- _Records for the task_:
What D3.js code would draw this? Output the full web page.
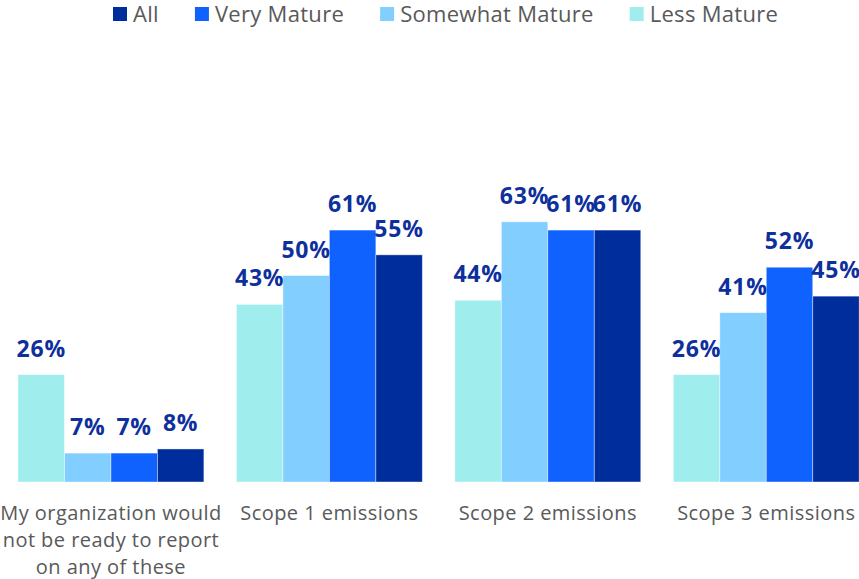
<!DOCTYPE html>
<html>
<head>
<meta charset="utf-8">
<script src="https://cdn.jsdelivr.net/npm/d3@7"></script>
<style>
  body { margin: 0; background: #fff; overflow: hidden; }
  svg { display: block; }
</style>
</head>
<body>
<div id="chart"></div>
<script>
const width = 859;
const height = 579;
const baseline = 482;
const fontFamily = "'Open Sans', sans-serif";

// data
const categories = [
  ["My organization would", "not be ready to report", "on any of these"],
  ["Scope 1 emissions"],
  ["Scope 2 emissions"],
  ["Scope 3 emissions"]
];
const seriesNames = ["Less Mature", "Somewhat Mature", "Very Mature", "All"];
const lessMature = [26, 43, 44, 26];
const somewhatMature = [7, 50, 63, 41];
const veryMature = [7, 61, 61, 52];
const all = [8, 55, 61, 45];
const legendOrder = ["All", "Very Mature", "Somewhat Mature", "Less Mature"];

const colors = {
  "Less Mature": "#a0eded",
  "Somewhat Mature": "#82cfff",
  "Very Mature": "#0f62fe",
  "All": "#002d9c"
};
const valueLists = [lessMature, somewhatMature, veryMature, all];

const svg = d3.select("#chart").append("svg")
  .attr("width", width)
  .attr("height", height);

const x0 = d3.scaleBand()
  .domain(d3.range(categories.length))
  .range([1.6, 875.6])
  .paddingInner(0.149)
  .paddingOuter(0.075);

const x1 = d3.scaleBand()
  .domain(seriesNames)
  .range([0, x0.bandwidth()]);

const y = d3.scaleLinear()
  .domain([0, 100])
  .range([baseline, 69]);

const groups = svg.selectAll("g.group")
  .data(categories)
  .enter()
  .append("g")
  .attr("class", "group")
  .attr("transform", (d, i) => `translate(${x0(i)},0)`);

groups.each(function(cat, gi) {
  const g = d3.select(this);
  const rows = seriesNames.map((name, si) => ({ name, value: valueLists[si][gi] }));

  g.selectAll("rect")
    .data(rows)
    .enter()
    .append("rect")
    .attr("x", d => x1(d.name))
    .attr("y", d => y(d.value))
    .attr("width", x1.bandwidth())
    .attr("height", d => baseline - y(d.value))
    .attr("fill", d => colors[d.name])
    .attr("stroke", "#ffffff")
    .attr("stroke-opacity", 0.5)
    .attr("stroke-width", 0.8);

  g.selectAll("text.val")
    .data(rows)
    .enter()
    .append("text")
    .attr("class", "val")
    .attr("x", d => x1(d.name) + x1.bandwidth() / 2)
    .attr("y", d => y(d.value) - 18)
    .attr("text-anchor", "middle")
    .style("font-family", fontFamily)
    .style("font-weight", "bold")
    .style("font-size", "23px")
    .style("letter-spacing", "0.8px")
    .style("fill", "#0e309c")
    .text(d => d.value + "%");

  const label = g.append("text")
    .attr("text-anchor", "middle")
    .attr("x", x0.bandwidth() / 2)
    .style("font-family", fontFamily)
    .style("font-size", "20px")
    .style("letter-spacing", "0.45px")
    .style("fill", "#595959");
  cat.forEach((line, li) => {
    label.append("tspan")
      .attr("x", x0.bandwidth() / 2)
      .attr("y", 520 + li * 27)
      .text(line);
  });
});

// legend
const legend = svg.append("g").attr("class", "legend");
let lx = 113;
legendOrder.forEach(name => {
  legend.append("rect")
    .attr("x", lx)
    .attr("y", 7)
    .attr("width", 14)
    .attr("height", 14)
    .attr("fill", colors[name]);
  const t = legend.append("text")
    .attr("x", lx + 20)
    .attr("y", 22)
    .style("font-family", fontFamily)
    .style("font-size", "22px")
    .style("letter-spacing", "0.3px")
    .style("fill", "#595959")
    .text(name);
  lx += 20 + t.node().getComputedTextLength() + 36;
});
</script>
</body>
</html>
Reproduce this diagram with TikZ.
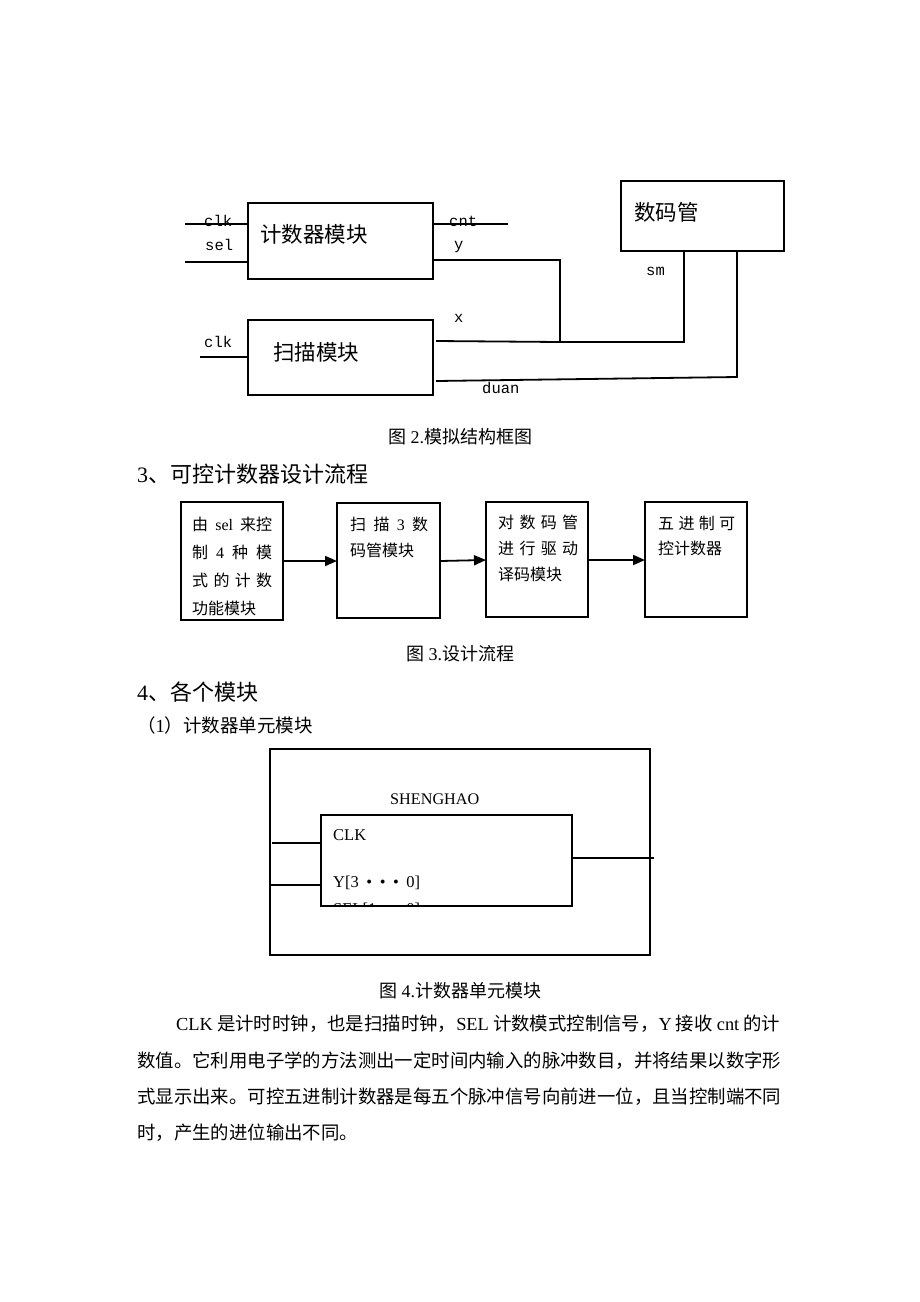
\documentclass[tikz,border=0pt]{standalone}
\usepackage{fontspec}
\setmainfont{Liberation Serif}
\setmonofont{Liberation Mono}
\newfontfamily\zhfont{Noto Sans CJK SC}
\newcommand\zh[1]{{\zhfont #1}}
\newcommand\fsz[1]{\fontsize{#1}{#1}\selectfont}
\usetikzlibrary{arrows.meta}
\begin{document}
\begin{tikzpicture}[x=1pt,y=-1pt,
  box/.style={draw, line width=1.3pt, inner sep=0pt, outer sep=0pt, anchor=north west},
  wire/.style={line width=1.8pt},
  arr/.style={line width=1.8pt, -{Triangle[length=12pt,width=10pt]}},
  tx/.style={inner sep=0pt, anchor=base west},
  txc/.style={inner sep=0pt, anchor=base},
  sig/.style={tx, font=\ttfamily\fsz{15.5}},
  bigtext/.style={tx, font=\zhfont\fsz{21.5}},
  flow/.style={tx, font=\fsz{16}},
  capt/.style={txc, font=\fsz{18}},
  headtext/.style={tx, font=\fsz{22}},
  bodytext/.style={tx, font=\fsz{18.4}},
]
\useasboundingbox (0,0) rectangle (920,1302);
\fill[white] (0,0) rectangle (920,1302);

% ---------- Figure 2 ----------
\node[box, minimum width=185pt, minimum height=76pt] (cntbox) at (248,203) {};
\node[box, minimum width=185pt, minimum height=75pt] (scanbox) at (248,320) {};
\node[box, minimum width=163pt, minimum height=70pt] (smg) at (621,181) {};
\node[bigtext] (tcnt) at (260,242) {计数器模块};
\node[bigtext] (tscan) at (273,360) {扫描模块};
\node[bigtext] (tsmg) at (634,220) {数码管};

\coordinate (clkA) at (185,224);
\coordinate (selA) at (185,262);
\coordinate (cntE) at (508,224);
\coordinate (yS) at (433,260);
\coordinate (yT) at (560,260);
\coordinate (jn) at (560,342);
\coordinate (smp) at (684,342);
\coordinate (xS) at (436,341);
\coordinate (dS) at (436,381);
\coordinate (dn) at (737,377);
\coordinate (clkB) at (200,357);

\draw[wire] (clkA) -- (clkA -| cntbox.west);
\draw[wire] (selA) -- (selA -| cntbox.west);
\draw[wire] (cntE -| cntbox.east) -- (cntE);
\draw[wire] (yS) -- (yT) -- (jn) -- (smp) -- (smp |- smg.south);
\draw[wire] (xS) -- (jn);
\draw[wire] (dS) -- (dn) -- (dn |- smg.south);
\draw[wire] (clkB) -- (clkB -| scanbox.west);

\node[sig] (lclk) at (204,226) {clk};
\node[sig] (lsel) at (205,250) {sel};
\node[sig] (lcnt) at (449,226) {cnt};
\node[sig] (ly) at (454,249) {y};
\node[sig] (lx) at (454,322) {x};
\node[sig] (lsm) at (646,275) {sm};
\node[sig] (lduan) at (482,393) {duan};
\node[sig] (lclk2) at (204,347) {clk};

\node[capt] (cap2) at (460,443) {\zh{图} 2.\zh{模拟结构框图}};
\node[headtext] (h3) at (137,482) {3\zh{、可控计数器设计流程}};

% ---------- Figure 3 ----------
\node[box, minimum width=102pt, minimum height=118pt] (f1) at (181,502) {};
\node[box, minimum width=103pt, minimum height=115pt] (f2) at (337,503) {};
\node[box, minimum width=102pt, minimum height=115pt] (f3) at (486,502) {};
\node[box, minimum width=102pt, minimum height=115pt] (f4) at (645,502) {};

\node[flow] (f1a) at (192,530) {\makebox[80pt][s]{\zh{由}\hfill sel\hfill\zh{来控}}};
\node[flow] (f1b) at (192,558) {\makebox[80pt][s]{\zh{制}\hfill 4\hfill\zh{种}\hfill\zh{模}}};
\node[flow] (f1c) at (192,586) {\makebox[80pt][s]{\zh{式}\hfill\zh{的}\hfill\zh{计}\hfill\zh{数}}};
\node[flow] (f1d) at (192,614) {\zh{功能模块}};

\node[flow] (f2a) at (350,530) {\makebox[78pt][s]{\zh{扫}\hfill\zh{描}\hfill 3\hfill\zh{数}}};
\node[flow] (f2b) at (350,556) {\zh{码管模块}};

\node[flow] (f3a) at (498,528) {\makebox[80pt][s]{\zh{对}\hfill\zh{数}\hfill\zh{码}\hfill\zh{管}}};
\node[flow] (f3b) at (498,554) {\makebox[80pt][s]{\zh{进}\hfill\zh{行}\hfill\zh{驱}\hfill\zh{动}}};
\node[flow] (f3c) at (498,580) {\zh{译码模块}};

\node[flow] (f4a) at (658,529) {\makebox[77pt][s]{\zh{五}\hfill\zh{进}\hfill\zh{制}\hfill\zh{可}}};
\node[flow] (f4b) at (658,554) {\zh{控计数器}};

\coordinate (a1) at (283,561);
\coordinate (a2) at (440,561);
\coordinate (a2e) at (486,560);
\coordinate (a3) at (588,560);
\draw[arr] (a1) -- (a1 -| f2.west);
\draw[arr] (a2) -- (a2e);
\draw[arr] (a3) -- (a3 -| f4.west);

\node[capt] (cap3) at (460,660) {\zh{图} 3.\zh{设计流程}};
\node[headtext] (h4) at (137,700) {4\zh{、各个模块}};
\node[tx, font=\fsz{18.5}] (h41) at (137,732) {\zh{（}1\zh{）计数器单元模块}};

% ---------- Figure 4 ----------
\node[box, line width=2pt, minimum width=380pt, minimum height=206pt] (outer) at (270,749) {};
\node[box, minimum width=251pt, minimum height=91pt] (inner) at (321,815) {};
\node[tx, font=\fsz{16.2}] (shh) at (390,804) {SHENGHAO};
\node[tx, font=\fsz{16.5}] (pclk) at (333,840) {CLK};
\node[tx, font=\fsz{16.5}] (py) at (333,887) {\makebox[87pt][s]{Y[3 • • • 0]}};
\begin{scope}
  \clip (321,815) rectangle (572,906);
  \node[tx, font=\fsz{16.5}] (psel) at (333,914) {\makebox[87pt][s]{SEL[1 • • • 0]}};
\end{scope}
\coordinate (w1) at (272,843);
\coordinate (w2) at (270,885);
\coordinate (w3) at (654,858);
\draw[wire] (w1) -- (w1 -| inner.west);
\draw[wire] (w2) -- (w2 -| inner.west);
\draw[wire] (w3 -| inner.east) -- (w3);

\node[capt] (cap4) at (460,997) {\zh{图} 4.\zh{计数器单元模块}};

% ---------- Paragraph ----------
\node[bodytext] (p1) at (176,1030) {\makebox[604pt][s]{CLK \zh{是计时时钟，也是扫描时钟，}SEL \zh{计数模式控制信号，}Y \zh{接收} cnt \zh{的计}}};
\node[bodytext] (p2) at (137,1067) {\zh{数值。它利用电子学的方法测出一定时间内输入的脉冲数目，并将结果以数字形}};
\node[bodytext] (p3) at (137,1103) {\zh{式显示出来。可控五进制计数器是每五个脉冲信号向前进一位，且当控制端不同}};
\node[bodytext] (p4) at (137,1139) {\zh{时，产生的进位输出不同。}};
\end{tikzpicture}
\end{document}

- _What is required_:
Exclude any pictures, and restate word for word the lines from the one containing "Reproduce this diagram with TikZ." through the one containing "(clkB -| scanbox.west);", both included.

- _Complete response_:
Reproduce this diagram with TikZ.
\documentclass[tikz,border=0pt]{standalone}
\usepackage{fontspec}
\setmainfont{Liberation Serif}
\setmonofont{Liberation Mono}
\newfontfamily\zhfont{Noto Sans CJK SC}
\newcommand\zh[1]{{\zhfont #1}}
\newcommand\fsz[1]{\fontsize{#1}{#1}\selectfont}
\usetikzlibrary{arrows.meta}
\begin{document}
\begin{tikzpicture}[x=1pt,y=-1pt,
  box/.style={draw, line width=1.3pt, inner sep=0pt, outer sep=0pt, anchor=north west},
  wire/.style={line width=1.8pt},
  arr/.style={line width=1.8pt, -{Triangle[length=12pt,width=10pt]}},
  tx/.style={inner sep=0pt, anchor=base west},
  txc/.style={inner sep=0pt, anchor=base},
  sig/.style={tx, font=\ttfamily\fsz{15.5}},
  bigtext/.style={tx, font=\zhfont\fsz{21.5}},
  flow/.style={tx, font=\fsz{16}},
  capt/.style={txc, font=\fsz{18}},
  headtext/.style={tx, font=\fsz{22}},
  bodytext/.style={tx, font=\fsz{18.4}},
]
\useasboundingbox (0,0) rectangle (920,1302);
\fill[white] (0,0) rectangle (920,1302);

% ---------- Figure 2 ----------
\node[box, minimum width=185pt, minimum height=76pt] (cntbox) at (248,203) {};
\node[box, minimum width=185pt, minimum height=75pt] (scanbox) at (248,320) {};
\node[box, minimum width=163pt, minimum height=70pt] (smg) at (621,181) {};
\node[bigtext] (tcnt) at (260,242) {计数器模块};
\node[bigtext] (tscan) at (273,360) {扫描模块};
\node[bigtext] (tsmg) at (634,220) {数码管};

\coordinate (clkA) at (185,224);
\coordinate (selA) at (185,262);
\coordinate (cntE) at (508,224);
\coordinate (yS) at (433,260);
\coordinate (yT) at (560,260);
\coordinate (jn) at (560,342);
\coordinate (smp) at (684,342);
\coordinate (xS) at (436,341);
\coordinate (dS) at (436,381);
\coordinate (dn) at (737,377);
\coordinate (clkB) at (200,357);

\draw[wire] (clkA) -- (clkA -| cntbox.west);
\draw[wire] (selA) -- (selA -| cntbox.west);
\draw[wire] (cntE -| cntbox.east) -- (cntE);
\draw[wire] (yS) -- (yT) -- (jn) -- (smp) -- (smp |- smg.south);
\draw[wire] (xS) -- (jn);
\draw[wire] (dS) -- (dn) -- (dn |- smg.south);
\draw[wire] (clkB) -- (clkB -| scanbox.west);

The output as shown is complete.